Maths and science learning opportunities begin in early childhood, and the goal of 100% qualified teachers should be reintroduced, says Sue Cherrington

Other political parties have pledged to boost the sector.

Labour will reinstate extra funding for centres that employ 100 percent qualified and registered teachers, while all centres will have to reach an 80 percent level by the end of its first term.

Both the Greens and NZ First would also re-establish the 100 percent qualified target and improve child-teacher ratios.

Digital first

Modernising the classroom and ensuring students learn essential skills to cope in a changing workplace is an important topic in education circles.

With technology companies struggling to find homegrown graduates with the right skills and net immigration at record high levels, there is a strong focus on how to provide New Zealand children with the right environment.

Education Minister Nikki Kaye is a strong proponent of boosting digital learning and has announced a raft of new measures in the area, picking up where her predecessor Hekia Parata left off.

Earlier this year she announced digital technology would be formally adopted as part of the curriculum with $40m to be largely spent on training teachers to deliver the subject.

It will see pupils from years one to 10 taking part in digital education in two main areas: “designing and developing digital outcomes” and “computational thinking”.

Content will include skills such as computer programming and will be available from January next year and fully adopted from 2020.

A new $6m digital technology equity fund is also about to launch, becoming open for proposals from providers in September, which will cater for up to 12,500 students each year, many who will be from disadvantaged backgrounds.

‘A disappointing add-on’

Another $48m has recently been announced for “new digital learning opportunities” for Year 12 and 13, with digital academies offering 1000 students specialised, IT-focused learning.

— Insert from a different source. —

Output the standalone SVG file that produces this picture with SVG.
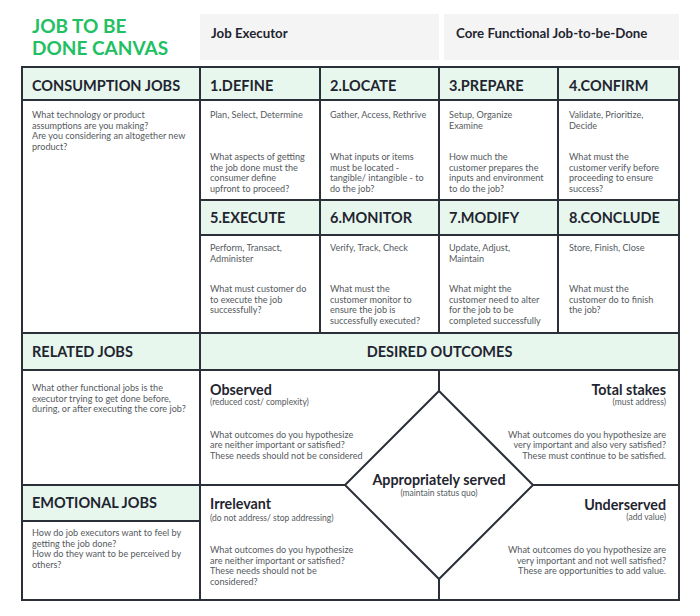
<svg xmlns="http://www.w3.org/2000/svg" width="700" height="616" viewBox="0 0 700 616">
<style>
text{font-family:Lato,"Open Sans","Liberation Sans",sans-serif}
.t{font-size:19px;font-weight:bold;fill:#22c063}
.top{font-size:13.3px;font-weight:bold;fill:#1f2530}
.h{font-size:14.5px;font-weight:bold;fill:#1f2530}
.b{font-size:9.1px;fill:#555a60}
.q{font-size:14.3px;font-weight:bold;fill:#1f2530}
.s{font-size:8.5px;fill:#555a60}
.r{text-anchor:end}
.c{text-anchor:middle}
.hd{fill:#e8f7ee}
.ln{stroke:#2a2f38;stroke-width:2;fill:none}
</style>
<rect width="700" height="616" fill="#fff"/>
<g id="title">
<text class="t" x="32" y="33">JOB TO BE</text>
<text class="t" x="32" y="55">DONE CANVAS</text>
</g>
<g id="job-executor">
<rect x="200" y="14" width="239" height="46" fill="#f4f4f4"/>
<text class="top" x="211" y="38">Job Executor</text>
</g>
<g id="core-job">
<rect x="444" y="14" width="235" height="46" fill="#f4f4f4"/>
<text class="top" x="456" y="38">Core Functional Job-to-be-Done</text>
</g>
<g id="header-fills">
<rect class="hd" x="22" y="67" width="657" height="33"/>
<rect class="hd" x="200" y="200" width="479" height="35"/>
<rect class="hd" x="22" y="333" width="657" height="37"/>
<rect class="hd" x="22" y="485" width="178" height="36"/>
</g>
<g id="consumption-jobs">
<text class="h" x="32" y="91">CONSUMPTION JOBS</text>
<text class="b" x="32" y="118">What technology or product</text>
<text class="b" x="32" y="128.6">assumptions are you making?</text>
<text class="b" x="32" y="139.2">Are you considering an altogether new</text>
<text class="b" x="32" y="149.8">product?</text>
</g>
<g id="define">
<text class="h" x="210" y="91">1.DEFINE</text>
<text class="b" x="210" y="118">Plan, Select, Determine</text>
<text class="b" x="210" y="160">What aspects of getting</text>
<text class="b" x="210" y="170.6">the job done must the</text>
<text class="b" x="210" y="181.2">consumer define</text>
<text class="b" x="210" y="191.8">upfront to proceed?</text>
</g>
<g id="locate">
<text class="h" x="330" y="91">2.LOCATE</text>
<text class="b" x="330" y="118">Gather, Access, Rethrive</text>
<text class="b" x="330" y="160">What inputs or items</text>
<text class="b" x="330" y="170.6">must be located -</text>
<text class="b" x="330" y="181.2">tangible/ intangible - to</text>
<text class="b" x="330" y="191.8">do the job?</text>
</g>
<g id="prepare">
<text class="h" x="449" y="91">3.PREPARE</text>
<text class="b" x="449" y="118">Setup, Organize</text>
<text class="b" x="449" y="128.6">Examine</text>
<text class="b" x="449" y="160">How much the</text>
<text class="b" x="449" y="170.6">customer prepares the</text>
<text class="b" x="449" y="181.2">inputs and environment</text>
<text class="b" x="449" y="191.8">to do the job?</text>
</g>
<g id="confirm">
<text class="h" x="569" y="91">4.CONFIRM</text>
<text class="b" x="569" y="118">Validate, Prioritize,</text>
<text class="b" x="569" y="128.6">Decide</text>
<text class="b" x="569" y="160">What must the</text>
<text class="b" x="569" y="170.6">customer verify before</text>
<text class="b" x="569" y="181.2">proceeding to ensure</text>
<text class="b" x="569" y="191.8">success?</text>
</g>
<g id="execute">
<text class="h" x="210" y="223">5.EXECUTE</text>
<text class="b" x="210" y="251">Perform, Transact,</text>
<text class="b" x="210" y="261.6">Administer</text>
<text class="b" x="210" y="292">What must customer do</text>
<text class="b" x="210" y="302.6">to execute the job</text>
<text class="b" x="210" y="313.2">successfully?</text>
</g>
<g id="monitor">
<text class="h" x="330" y="223">6.MONITOR</text>
<text class="b" x="330" y="251">Verify, Track, Check</text>
<text class="b" x="330" y="292">What must the</text>
<text class="b" x="330" y="302.6">customer monitor to</text>
<text class="b" x="330" y="313.2">ensure the job is</text>
<text class="b" x="330" y="323.8">successfully executed?</text>
</g>
<g id="modify">
<text class="h" x="449" y="223">7.MODIFY</text>
<text class="b" x="449" y="251">Update, Adjust,</text>
<text class="b" x="449" y="261.6">Maintain</text>
<text class="b" x="449" y="292">What might the</text>
<text class="b" x="449" y="302.6">customer need to alter</text>
<text class="b" x="449" y="313.2">for the job to be</text>
<text class="b" x="449" y="323.8">completed successfully</text>
</g>
<g id="conclude">
<text class="h" x="569" y="223">8.CONCLUDE</text>
<text class="b" x="569" y="251">Store, Finish, Close</text>
<text class="b" x="569" y="292">What must the</text>
<text class="b" x="569" y="302.6">customer do to finish</text>
<text class="b" x="569" y="313.2">the job?</text>
</g>
<g id="related-jobs">
<text class="h" x="32" y="357">RELATED JOBS</text>
<text class="b" x="32" y="391">What other functional jobs is the</text>
<text class="b" x="32" y="401.6">executor trying to get done before,</text>
<text class="b" x="32" y="412.2">during, or after executing the core job?</text>
</g>
<g id="emotional-jobs">
<text class="h" x="32" y="508">EMOTIONAL JOBS</text>
<text class="b" x="32" y="536">How do job executors want to feel by</text>
<text class="b" x="32" y="546.6">getting the job done?</text>
<text class="b" x="32" y="557.2">How do they want to be perceived by</text>
<text class="b" x="32" y="567.8">others?</text>
</g>
<g id="desired-outcomes">
<text class="h c" x="439.5" y="357">DESIRED OUTCOMES</text>
</g>
<g id="observed">
<text class="q" x="210" y="395">Observed</text>
<text class="s" x="210" y="405">(reduced cost/ complexity)</text>
<text class="b" x="210" y="437.5">What outcomes do you hypothesize</text>
<text class="b" x="210" y="448.1">are neither important or satisfied?</text>
<text class="b" x="210" y="458.7">These needs should not be considered</text>
</g>
<g id="total-stakes">
<text class="q r" x="666" y="395">Total stakes</text>
<text class="s r" x="666" y="405">(must address)</text>
<text class="b r" x="666" y="437.5">What outcomes do you hypothesize are</text>
<text class="b r" x="666" y="448.1">very important and also very satisfied?</text>
<text class="b r" x="666" y="458.7">These must continue to be satisfied.</text>
</g>
<g id="appropriately-served">
<polygon class="ln" points="439,391 533,485 439,579 345,485"/>
<text class="q c" x="439" y="485">Appropriately served</text>
<text class="s c" x="439" y="496">(maintain status quo)</text>
</g>
<g id="irrelevant">
<text class="q" x="210" y="509">Irrelevant</text>
<text class="s" x="210" y="521">(do not address/ stop addressing)</text>
<text class="b" x="210" y="553">What outcomes do you hypothesize</text>
<text class="b" x="210" y="563.6">are neither important or satisfied?</text>
<text class="b" x="210" y="574.2">These needs should not be</text>
<text class="b" x="210" y="584.8">considered?</text>
</g>
<g id="underserved">
<text class="q r" x="666" y="510">Underserved</text>
<text class="s r" x="666" y="520">(add value)</text>
<text class="b r" x="666" y="553">What outcomes do you hypothesize are</text>
<text class="b r" x="666" y="563.6">very important and not well satisfied?</text>
<text class="b r" x="666" y="574.2">These are opportunities to add value.</text>
</g>
<g id="connectors" class="ln">
<rect x="22" y="67" width="657" height="533"/>
<path d="M200 67V600M320 67V333M439 67V333M558 67V333M439 370V391M439 579V600"/>
<path d="M22 100H679M200 200H679M200 235H679M22 333H679M22 370H679M22 485H345M533 485H679M22 521H200"/>
</g>
</svg>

Megan Clune, an Auckland University teaching fellow who has also been a primary teacher and assistant principal, said she was not convinced by the Government’s digital technologies curriculum plan.

Particularly from a primary school perspective, it made no sense to set computational thinking aside separately as it already fit nicely into mathematics.

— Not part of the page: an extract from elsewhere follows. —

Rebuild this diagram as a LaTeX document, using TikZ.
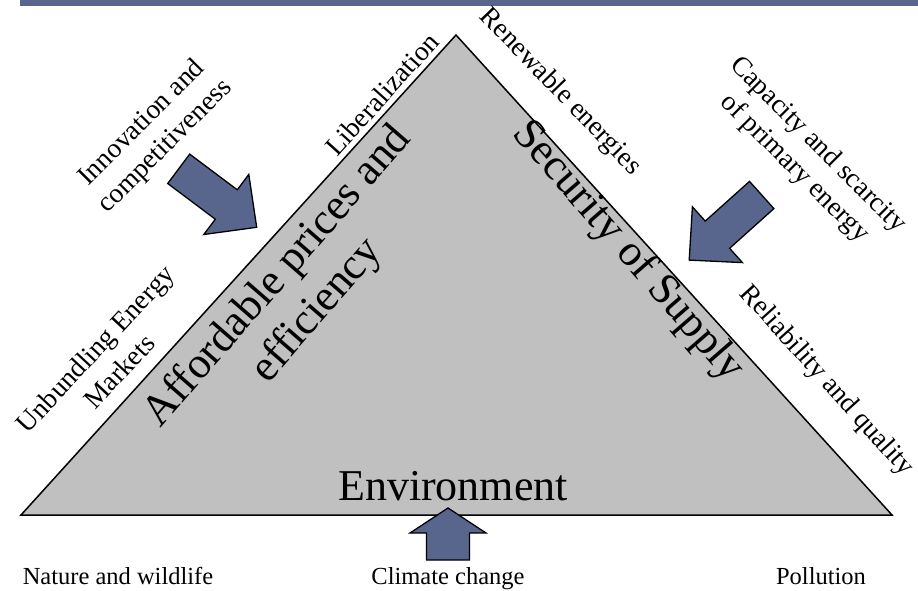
\documentclass[tikz,border=0pt]{standalone}
\usepackage{fontspec}
\setmainfont{Liberation Serif}
\definecolor{slateblue}{RGB}{88,102,142}
\definecolor{trigray}{RGB}{192,192,192}
\tikzset{
  small label/.style={font=\fontsize{24.5}{29}\selectfont, align=center, inner sep=0pt},
  side label/.style={font=\fontsize{27.5}{33}\selectfont, align=center, inner sep=0pt},
  big label/.style={font=\fontsize{44}{52}\selectfont, align=center, inner sep=0pt},
  fat arrow/.style={draw=black, fill=slateblue, line width=1.3pt, line join=miter},
}

\begin{document}
\begin{tikzpicture}[x=1pt, y=-1pt]
	\useasboundingbox (0,0) rectangle (918,591);
	% header bar
	\fill[slateblue] (20,0) rectangle (918,6);

	% the triangle
	\draw[fill=trigray, line width=1.5pt, line join=miter] (21,515) -- (456,35) -- (892,515) -- cycle;

	% arrows pointing at the sides
	\draw[fat arrow] (189.7,154.1) -- (237.3,189.8) -- (248.8,174.5) -- (256.7,227.3)
		-- (203.8,234.5) -- (215.3,219.2) -- (167.7,183.5) -- cycle;
	\draw[fat arrow] (749.5,181.4) -- (773.9,208.6) -- (729.6,248.3) -- (742.4,262.6)
		-- (689.2,260.1) -- (692.4,206.8) -- (705.2,221.1) -- cycle;
	\draw[fat arrow] (448,508) -- (486,533) -- (469.5,533) -- (469.5,560)
		-- (426.5,560) -- (426.5,533) -- (410,533) -- cycle;

	% the three goals
	\node[big label, rotate=49] (afford) at (298,294) {Affordable prices and\\efficiency};
	\node[big label, rotate=-49] (supply) at (628,252) {Security of Supply};
	\node[big label, anchor=base] (envir) at (453,500) {Environment};

	% drivers round the triangle
	\node[side label, rotate=48] (liberal) at (382,94) {Liberalization};
	\node[side label, rotate=-46] (renew) at (560,92) {Renewable energies};
	\node[side label, rotate=45] (innov) at (154,135) {Innovation and\\competitiveness};
	\node[side label, rotate=-45] (capac) at (806,157) {Capacity and scarcity\\of primary energy};
	\node[side label, rotate=47] (unbund) at (107,360) {Unbundling Energy\\Markets};
	\node[side label, rotate=-48] (reliab) at (826,381) {Reliability and quality};

	\node[small label, anchor=base] (nature) at (118,584) {Nature and wildlife};
	\node[small label, anchor=base] (climate) at (448,584) {Climate change};
	\node[small label, anchor=base] (pollut) at (821,584) {Pollution};
\end{tikzpicture}
\end{document}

There is a risk that by separating it from other areas that it could become a check-list of achievement standards, she says.

A better option would be to overhaul the curriculum and create an integrated model so that computational thinking was placed everywhere.

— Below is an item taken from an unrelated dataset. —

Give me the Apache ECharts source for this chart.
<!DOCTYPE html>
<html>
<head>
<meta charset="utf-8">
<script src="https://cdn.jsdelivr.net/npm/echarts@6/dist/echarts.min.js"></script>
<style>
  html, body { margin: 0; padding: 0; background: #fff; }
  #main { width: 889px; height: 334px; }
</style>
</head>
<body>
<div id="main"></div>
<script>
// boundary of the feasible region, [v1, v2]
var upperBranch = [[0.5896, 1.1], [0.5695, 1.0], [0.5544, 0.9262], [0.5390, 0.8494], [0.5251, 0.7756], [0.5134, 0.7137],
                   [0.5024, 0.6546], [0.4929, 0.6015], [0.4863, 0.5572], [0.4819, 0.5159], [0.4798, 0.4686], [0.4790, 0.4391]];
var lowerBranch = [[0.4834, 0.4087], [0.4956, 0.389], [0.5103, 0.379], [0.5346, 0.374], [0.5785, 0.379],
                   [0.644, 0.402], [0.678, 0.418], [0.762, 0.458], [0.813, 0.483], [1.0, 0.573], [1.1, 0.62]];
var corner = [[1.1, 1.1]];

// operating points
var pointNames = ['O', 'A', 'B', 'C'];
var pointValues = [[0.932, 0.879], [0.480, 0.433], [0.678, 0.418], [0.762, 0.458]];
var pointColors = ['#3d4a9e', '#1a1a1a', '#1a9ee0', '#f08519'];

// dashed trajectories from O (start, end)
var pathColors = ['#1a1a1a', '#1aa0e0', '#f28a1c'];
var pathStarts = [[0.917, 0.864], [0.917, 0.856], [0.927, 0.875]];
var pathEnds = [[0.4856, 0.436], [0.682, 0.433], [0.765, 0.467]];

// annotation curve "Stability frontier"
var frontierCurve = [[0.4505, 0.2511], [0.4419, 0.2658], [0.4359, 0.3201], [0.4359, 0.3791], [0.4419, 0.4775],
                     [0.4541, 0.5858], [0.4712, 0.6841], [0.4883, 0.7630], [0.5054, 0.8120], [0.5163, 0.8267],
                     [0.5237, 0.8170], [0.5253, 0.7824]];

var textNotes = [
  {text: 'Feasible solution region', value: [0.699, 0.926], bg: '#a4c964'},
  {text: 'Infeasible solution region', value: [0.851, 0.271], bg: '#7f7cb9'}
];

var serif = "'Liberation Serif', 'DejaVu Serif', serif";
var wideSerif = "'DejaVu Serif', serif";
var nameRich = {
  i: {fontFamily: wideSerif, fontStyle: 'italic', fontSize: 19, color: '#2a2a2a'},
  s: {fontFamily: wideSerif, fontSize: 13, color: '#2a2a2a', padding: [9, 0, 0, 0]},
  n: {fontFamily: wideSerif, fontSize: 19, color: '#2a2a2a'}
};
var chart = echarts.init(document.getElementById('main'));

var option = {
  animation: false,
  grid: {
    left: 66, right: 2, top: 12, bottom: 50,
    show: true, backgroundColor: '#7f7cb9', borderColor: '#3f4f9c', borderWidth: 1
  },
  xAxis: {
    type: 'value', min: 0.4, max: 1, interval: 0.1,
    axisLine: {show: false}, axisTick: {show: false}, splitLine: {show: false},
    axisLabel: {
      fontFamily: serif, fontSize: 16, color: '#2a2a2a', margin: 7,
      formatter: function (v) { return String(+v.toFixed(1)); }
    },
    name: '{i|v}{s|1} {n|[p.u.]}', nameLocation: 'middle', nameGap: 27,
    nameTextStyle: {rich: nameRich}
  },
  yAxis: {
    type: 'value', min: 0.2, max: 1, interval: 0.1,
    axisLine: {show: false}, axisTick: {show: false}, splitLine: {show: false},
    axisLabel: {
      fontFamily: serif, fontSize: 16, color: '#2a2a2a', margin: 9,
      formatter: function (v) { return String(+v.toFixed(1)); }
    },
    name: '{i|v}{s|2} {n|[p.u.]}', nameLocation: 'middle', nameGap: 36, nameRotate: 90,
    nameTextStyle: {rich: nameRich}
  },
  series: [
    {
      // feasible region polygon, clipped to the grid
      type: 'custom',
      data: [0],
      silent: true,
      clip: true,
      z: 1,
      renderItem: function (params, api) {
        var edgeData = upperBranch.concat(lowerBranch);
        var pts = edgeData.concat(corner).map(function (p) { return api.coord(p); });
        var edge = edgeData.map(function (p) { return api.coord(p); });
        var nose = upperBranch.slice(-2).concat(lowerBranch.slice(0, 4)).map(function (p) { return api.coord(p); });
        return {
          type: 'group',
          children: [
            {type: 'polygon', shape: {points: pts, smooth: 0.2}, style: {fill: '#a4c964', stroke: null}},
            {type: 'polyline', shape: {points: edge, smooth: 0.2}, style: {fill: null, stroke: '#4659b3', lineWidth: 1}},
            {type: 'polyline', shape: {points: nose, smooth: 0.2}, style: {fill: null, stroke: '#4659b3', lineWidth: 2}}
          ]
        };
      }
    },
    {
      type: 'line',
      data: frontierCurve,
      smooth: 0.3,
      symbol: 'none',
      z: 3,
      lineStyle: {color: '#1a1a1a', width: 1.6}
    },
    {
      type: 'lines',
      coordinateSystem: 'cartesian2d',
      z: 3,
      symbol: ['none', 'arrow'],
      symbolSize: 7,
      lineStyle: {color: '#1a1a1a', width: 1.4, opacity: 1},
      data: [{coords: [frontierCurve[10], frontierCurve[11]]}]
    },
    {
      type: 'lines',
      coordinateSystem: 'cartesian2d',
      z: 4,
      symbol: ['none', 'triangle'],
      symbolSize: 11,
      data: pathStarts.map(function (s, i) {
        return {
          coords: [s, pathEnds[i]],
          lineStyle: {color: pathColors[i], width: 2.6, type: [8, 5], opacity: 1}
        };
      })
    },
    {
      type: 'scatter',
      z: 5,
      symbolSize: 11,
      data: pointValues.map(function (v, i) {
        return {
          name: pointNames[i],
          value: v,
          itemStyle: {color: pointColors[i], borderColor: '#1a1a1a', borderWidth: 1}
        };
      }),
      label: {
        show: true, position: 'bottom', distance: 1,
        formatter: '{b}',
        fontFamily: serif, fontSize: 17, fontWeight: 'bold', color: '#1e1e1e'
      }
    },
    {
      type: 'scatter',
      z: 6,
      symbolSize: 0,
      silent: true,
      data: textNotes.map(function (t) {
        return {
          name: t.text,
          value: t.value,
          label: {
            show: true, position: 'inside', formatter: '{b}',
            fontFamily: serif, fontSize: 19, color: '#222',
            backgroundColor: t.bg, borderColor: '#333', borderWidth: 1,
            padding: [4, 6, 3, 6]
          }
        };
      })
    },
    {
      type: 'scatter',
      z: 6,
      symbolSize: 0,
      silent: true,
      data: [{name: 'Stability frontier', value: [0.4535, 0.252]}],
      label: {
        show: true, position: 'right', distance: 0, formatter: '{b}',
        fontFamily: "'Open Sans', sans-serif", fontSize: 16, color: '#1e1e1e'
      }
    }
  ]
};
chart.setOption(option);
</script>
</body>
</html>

“What’s really disappointing is it’s just an add-on and it shouldn’t be, it deserves a higher place than that,” Clune said.

Amping up the digital arm of our education system seems to be one of the few areas parties agree on.

As for the other parties, Labour’s education manifesto includes a commitment to providing teachers with digital training and spending $107m ensuring every student has access to a device such as a laptop or tablet.

NZ First’s education policy mentions boosting digital resourcing for children with learning disabilities such as dyslexia along with $2m to provide digital literacy training for older New Zealanders.